◆ Objective: Without including any images, repeat the data exactly.

+-------+

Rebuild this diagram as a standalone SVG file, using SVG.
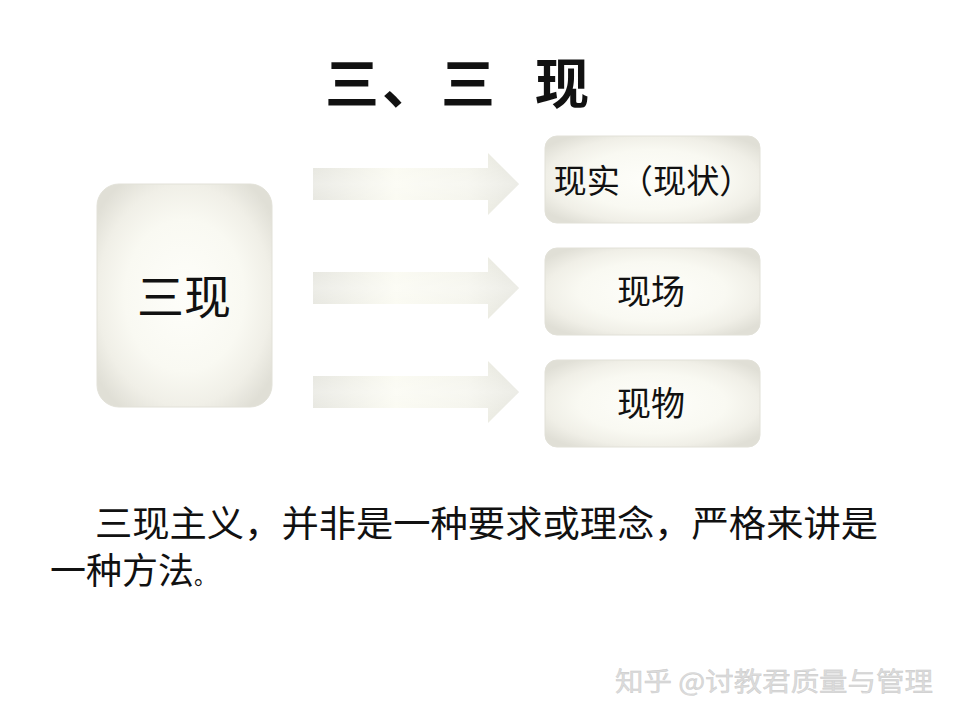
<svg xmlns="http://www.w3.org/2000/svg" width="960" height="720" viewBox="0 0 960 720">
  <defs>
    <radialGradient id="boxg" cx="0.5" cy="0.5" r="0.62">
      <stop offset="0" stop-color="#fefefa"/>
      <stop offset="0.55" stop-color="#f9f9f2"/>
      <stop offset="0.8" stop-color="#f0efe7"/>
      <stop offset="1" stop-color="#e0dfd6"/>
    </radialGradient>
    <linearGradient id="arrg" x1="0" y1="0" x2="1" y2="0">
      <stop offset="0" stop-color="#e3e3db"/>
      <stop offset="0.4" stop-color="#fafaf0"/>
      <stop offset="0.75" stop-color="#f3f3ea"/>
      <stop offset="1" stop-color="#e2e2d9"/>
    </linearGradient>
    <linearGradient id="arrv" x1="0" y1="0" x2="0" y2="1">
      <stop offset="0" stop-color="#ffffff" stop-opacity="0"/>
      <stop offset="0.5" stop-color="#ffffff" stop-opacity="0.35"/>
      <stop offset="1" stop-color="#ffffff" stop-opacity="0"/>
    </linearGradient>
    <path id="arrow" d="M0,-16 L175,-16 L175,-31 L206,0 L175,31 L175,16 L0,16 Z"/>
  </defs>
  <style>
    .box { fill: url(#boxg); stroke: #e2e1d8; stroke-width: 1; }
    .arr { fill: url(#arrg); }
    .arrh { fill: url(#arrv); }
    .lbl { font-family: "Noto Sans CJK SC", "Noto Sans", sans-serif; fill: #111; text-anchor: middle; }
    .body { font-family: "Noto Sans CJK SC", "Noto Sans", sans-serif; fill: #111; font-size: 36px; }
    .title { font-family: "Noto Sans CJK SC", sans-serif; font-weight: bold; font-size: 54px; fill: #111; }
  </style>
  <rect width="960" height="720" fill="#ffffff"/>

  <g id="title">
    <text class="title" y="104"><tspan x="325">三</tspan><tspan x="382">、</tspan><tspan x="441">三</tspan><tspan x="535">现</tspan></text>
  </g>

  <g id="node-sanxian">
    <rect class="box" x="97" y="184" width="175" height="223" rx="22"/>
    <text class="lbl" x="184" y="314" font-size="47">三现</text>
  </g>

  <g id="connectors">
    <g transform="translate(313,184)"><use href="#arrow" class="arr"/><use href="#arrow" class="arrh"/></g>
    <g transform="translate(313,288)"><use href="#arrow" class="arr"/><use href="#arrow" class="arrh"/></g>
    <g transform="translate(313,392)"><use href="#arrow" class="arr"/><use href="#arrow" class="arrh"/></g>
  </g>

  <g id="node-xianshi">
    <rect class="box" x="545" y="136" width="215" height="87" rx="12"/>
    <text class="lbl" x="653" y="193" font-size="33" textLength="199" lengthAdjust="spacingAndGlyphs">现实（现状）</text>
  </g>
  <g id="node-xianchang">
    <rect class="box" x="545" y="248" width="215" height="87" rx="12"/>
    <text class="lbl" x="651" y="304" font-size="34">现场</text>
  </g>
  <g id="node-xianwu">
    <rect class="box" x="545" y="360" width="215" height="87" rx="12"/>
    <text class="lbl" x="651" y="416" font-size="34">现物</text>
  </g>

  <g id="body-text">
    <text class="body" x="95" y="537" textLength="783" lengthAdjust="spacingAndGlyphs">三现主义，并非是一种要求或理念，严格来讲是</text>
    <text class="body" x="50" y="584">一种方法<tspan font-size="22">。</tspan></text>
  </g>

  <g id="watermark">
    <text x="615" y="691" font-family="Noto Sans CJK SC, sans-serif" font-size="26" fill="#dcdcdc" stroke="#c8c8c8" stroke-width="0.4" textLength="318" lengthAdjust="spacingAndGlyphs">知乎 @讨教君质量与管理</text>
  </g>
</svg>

+-------+

◆ Task response:
Rebuild this diagram as a standalone SVG file, using SVG.
<svg xmlns="http://www.w3.org/2000/svg" width="960" height="720" viewBox="0 0 960 720">
  <defs>
    <radialGradient id="boxg" cx="0.5" cy="0.5" r="0.62">
      <stop offset="0" stop-color="#fefefa"/>
      <stop offset="0.55" stop-color="#f9f9f2"/>
      <stop offset="0.8" stop-color="#f0efe7"/>
      <stop offset="1" stop-color="#e0dfd6"/>
    </radialGradient>
    <linearGradient id="arrg" x1="0" y1="0" x2="1" y2="0">
      <stop offset="0" stop-color="#e3e3db"/>
      <stop offset="0.4" stop-color="#fafaf0"/>
      <stop offset="0.75" stop-color="#f3f3ea"/>
      <stop offset="1" stop-color="#e2e2d9"/>
    </linearGradient>
    <linearGradient id="arrv" x1="0" y1="0" x2="0" y2="1">
      <stop offset="0" stop-color="#ffffff" stop-opacity="0"/>
      <stop offset="0.5" stop-color="#ffffff" stop-opacity="0.35"/>
      <stop offset="1" stop-color="#ffffff" stop-opacity="0"/>
    </linearGradient>
    <path id="arrow" d="M0,-16 L175,-16 L175,-31 L206,0 L175,31 L175,16 L0,16 Z"/>
  </defs>
  <style>
    .box { fill: url(#boxg); stroke: #e2e1d8; stroke-width: 1; }
    .arr { fill: url(#arrg); }
    .arrh { fill: url(#arrv); }
    .lbl { font-family: "Noto Sans CJK SC", "Noto Sans", sans-serif; fill: #111; text-anchor: middle; }
    .body { font-family: "Noto Sans CJK SC", "Noto Sans", sans-serif; fill: #111; font-size: 36px; }
    .title { font-family: "Noto Sans CJK SC", sans-serif; font-weight: bold; font-size: 54px; fill: #111; }
  </style>
  <rect width="960" height="720" fill="#ffffff"/>

  <g id="title">
    <text class="title" y="104"><tspan x="325">三</tspan><tspan x="382">、</tspan><tspan x="441">三</tspan><tspan x="535">现</tspan></text>
  </g>

  <g id="node-sanxian">
    <rect class="box" x="97" y="184" width="175" height="223" rx="22"/>
    <text class="lbl" x="184" y="314" font-size="47">三现</text>
  </g>

  <g id="connectors">
    <g transform="translate(313,184)"><use href="#arrow" class="arr"/><use href="#arrow" class="arrh"/></g>
    <g transform="translate(313,288)"><use href="#arrow" class="arr"/><use href="#arrow" class="arrh"/></g>
    <g transform="translate(313,392)"><use href="#arrow" class="arr"/><use href="#arrow" class="arrh"/></g>
  </g>

  <g id="node-xianshi">
    <rect class="box" x="545" y="136" width="215" height="87" rx="12"/>
    <text class="lbl" x="653" y="193" font-size="33" textLength="199" lengthAdjust="spacingAndGlyphs">现实（现状）</text>
  </g>
  <g id="node-xianchang">
    <rect class="box" x="545" y="248" width="215" height="87" rx="12"/>
    <text class="lbl" x="651" y="304" font-size="34">现场</text>
  </g>
  <g id="node-xianwu">
    <rect class="box" x="545" y="360" width="215" height="87" rx="12"/>
    <text class="lbl" x="651" y="416" font-size="34">现物</text>
  </g>

  <g id="body-text">
    <text class="body" x="95" y="537" textLength="783" lengthAdjust="spacingAndGlyphs">三现主义，并非是一种要求或理念，严格来讲是</text>
    <text class="body" x="50" y="584">一种方法<tspan font-size="22">。</tspan></text>
  </g>

  <g id="watermark">
    <text x="615" y="691" font-family="Noto Sans CJK SC, sans-serif" font-size="26" fill="#dcdcdc" stroke="#c8c8c8" stroke-width="0.4" textLength="318" lengthAdjust="spacingAndGlyphs">知乎 @讨教君质量与管理</text>
  </g>
</svg>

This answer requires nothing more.